This is the learning garden for students in kindergarten through sixth grade. Every week, the students get a chance to come out to the garden during after-school programs and, sometimes, even for classroom instruction. Behind the school, in the sizable community garden, a larger production patch grows. That’s for students at nearby David Douglas High School. And all throughout Portland, these school gardens are popping up like wildflowers across the landscape, bringing bursts of color to the city and the students who tend to them.

This is the goal of Growing Gardens, a Portland-based nonprofit dedicated to promoting garden-based learning opportunities and celebrating local food. Each year, the organization reaches close to 3,000 students through classroom lessons and the after-school Garden Club. Last year, the Powell Butte team grew almost 500 pounds of food, everything from potatoes and cucumbers to varieties of chiles, sorrel, collard greens and huauzontle, a robust herb that’s native to Mexico.

It’s a lot to take care of, and the Growing Gardens team members try to be thoughtful about how they program the lessons. “The curriculum really builds on itself each year,” says Anna Garwood, the organization’s Youth Grow program co-director, who highlights how important experiential learning is as a tool. “There are students that maybe don’t shine in the classroom, but when they’re out in the garden, they are really kinetic learners. Describing what volume is on a two-dimensional worksheet is different than saying ‘OK, we’re gonna build a garden bed. How much soil are we going to need?”

By building on these skills year after year, students grow with the gardens and find tasks and opportunities waiting for them depending on their age and skill level. Elementary school students work with Angeles Martinez Silverio, a Youth Grow educator, for after-school gardening and cooking. First, Silverio helps the kids decide what to grow and explains what will thrive in their particular climate. “Sometimes, [the kids will] say mangoes or oranges, and so we have to explain how some of those hot-climate plants aren’t going to grow in Oregon, but then I can suggest strawberries or blueberries or blackberries.” Silverio also adds flowers and other plants into the garden to use in art projects, as well as to help kids understand plant life cycles.

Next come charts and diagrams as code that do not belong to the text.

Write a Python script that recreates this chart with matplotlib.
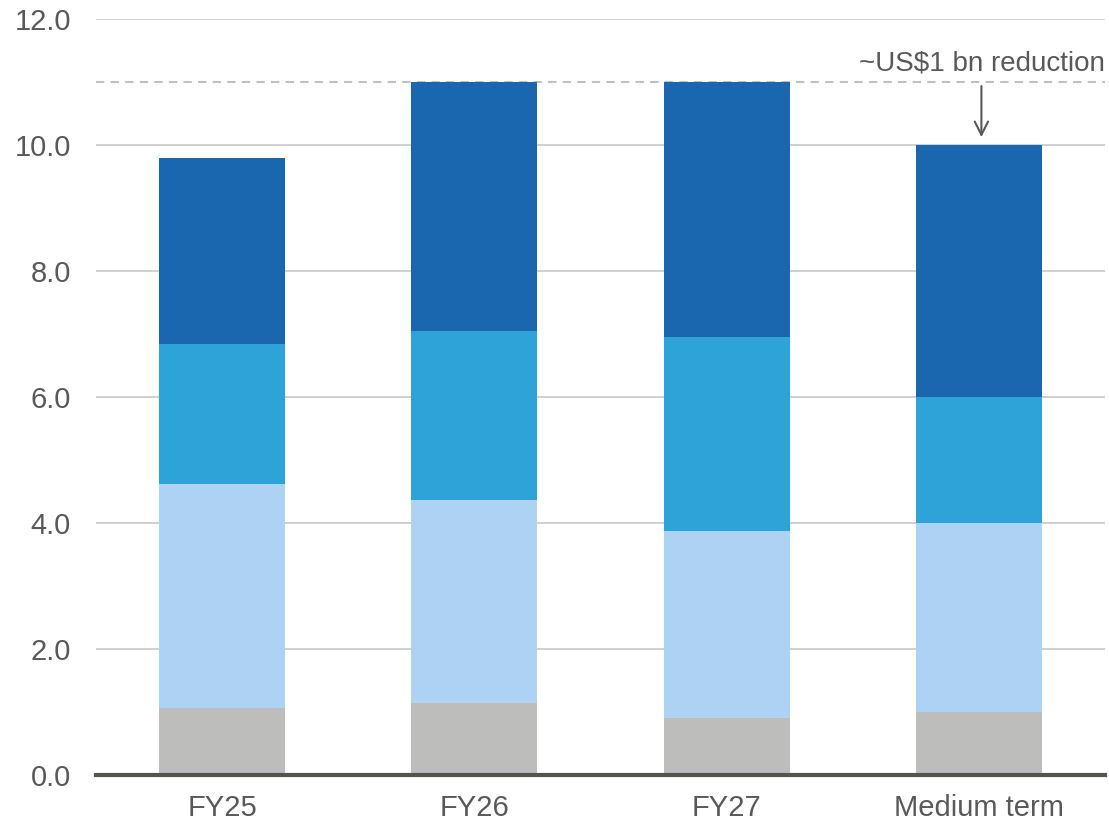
import matplotlib
matplotlib.use("Agg")
import matplotlib.pyplot as plt
import numpy as np

plt.rcParams['font.family'] = ['Liberation Sans', 'DejaVu Sans']

categories = ["FY25", "FY26", "FY27", "Medium term"]
seg_gray = [1.06, 1.14, 0.91, 1.0]
seg_light = [3.56, 3.22, 2.97, 3.0]
seg_mid = [2.22, 2.69, 3.08, 2.0]
seg_dark = [2.95, 3.95, 4.04, 4.0]
yticks = [0, 2, 4, 6, 8, 10, 12]
ref_level = 11.0
annotation = "~US$1 bn reduction"

c_gray = "#BDBDBC"
c_light = "#AED2F3"
c_mid = "#2DA3D8"
c_dark = "#1A67B0"
txt = "#595959"

fig = plt.figure(figsize=(11.09, 8.23), dpi=100)
ax = fig.add_axes([0.0866, 0.0583, 0.9098, 0.9186])

x = np.arange(len(categories))
w = 0.5
bottom = np.zeros(len(categories))
for vals, col in [(seg_gray, c_gray), (seg_light, c_light), (seg_mid, c_mid), (seg_dark, c_dark)]:
    ax.bar(x, vals, width=w, bottom=bottom, color=col, edgecolor='none', zorder=3)
    bottom = bottom + np.array(vals)

ax.set_xlim(-0.5, 3.5)
ax.set_ylim(0, 12)
ax.set_yticks(yticks)
ax.set_yticklabels([f"{v:.1f}" for v in yticks])
ax.set_xticks(x)
ax.set_xticklabels(categories)
ax.tick_params(axis='both', length=0, labelsize=21, colors=txt)
ax.tick_params(axis='y', pad=18)
ax.tick_params(axis='x', pad=14)

ax.yaxis.grid(True, color="#C8C8C8", linewidth=1.2, zorder=0)
ax.set_axisbelow(True)
for s in ['top', 'right', 'left']:
    ax.spines[s].set_visible(False)
ax.spines['bottom'].set_color("#555550")
ax.spines['bottom'].set_linewidth(3)
ax.spines['bottom'].set_zorder(5)

ax.axhline(ref_level, color="#C0C0C0", linewidth=1.5, linestyle=(0, (4, 3)), zorder=2)

ax.text(3.5, 11.3, annotation, ha='right', va='center', fontsize=20, color=txt)
ax.annotate("", xy=(x[3] + 0.01, bottom[3] + 0.08), xytext=(x[3] + 0.01, ref_level - 0.02),
            arrowprops=dict(arrowstyle='->', color=txt, lw=1.5, mutation_scale=24))

fig.savefig("out.png", dpi=100)
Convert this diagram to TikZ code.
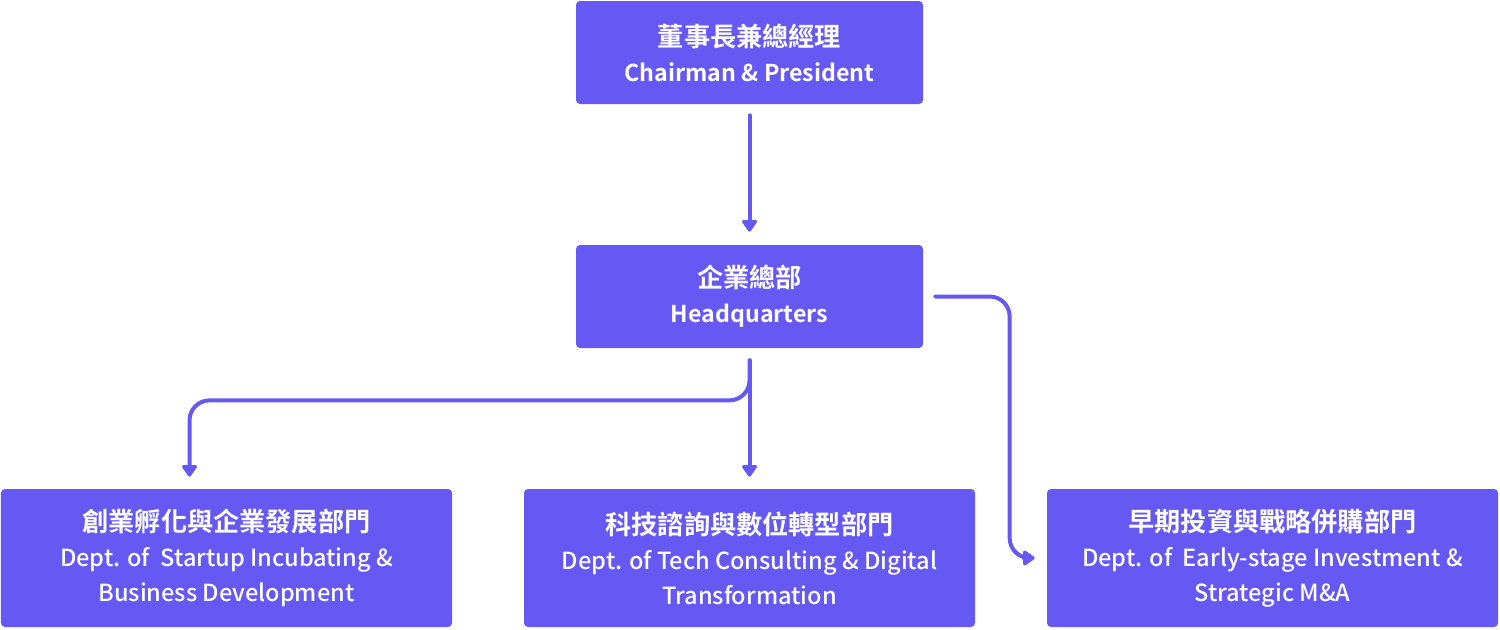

“When the pollinators come [for the flowers], they help the fruits and veggies grow better. In the school curriculum, there’s a whole unit on pollinators and solid fertility and ecosystems,” Silverio explains. “We want the students to see the insects and bees and worms and not think they are scary, but that they’re our friends.”

The spirit of those lessons carries through to the high school level. At David Douglas High School, Corey Pierson, a food systems educator, also works with students to determine what they want to grow, but the process is more collaborative for older kids. Pierson puts out a survey at the beginning of the year, gaining feedback from the students, and also partnering with school groups like the Black Student Union or the Indigenous Student Union to incorporate culturally significant crops. Then, they cook with their own crops, making pesto and salsas, and even more ambitious recipes such as mochi doughnuts.

For the older students, though, Pierson says there’s more cultural and environmental awareness. Many of the students who come to his garden clubs are particularly interested in environmental justice work. “Kids are nervous about the state of the world, and they want to feel like they can do something. So putting that power in their hands is important,” Pierson says. In that way, the garden also becomes a safe space for the teens, a place where they are empowered. “There’s a lot of value to being able to be yourself in a space that is not judged by your parents or whoever’s at home. It’s not judged by your friends or your peers. You’re just with other people who enjoy the same things you do.”

And for students in this particular district, that can be especially important. East Portland is a diverse area, with Hispanic, Asian and Russian students, among others. Silverio believes that being able to grow traditional Mexican foods helps connect those young students with their heritage. “I’m from Mexico, I come from a Hispanic culture, and even my own children didn’t grow up in Mexico,” Silverio explains. “Part of why I teach the Three Sisters lessons…is to introduce these things. Why do we celebrate Day of the Dead? Why do we do certain dances? Why do we plant corn?”

For older students, Pierson spends time with students of color, working to nourish a relationship with working outdoors, something that can be difficult with generational trauma. “Every minority group in the United States has had their labor exploited to work on the land in some way,” says Pierson. That can lead to a loss of connection with the land, which Pierson is trying to curb “because that connection is going to be needed as we go through these tumultuous climate change years.”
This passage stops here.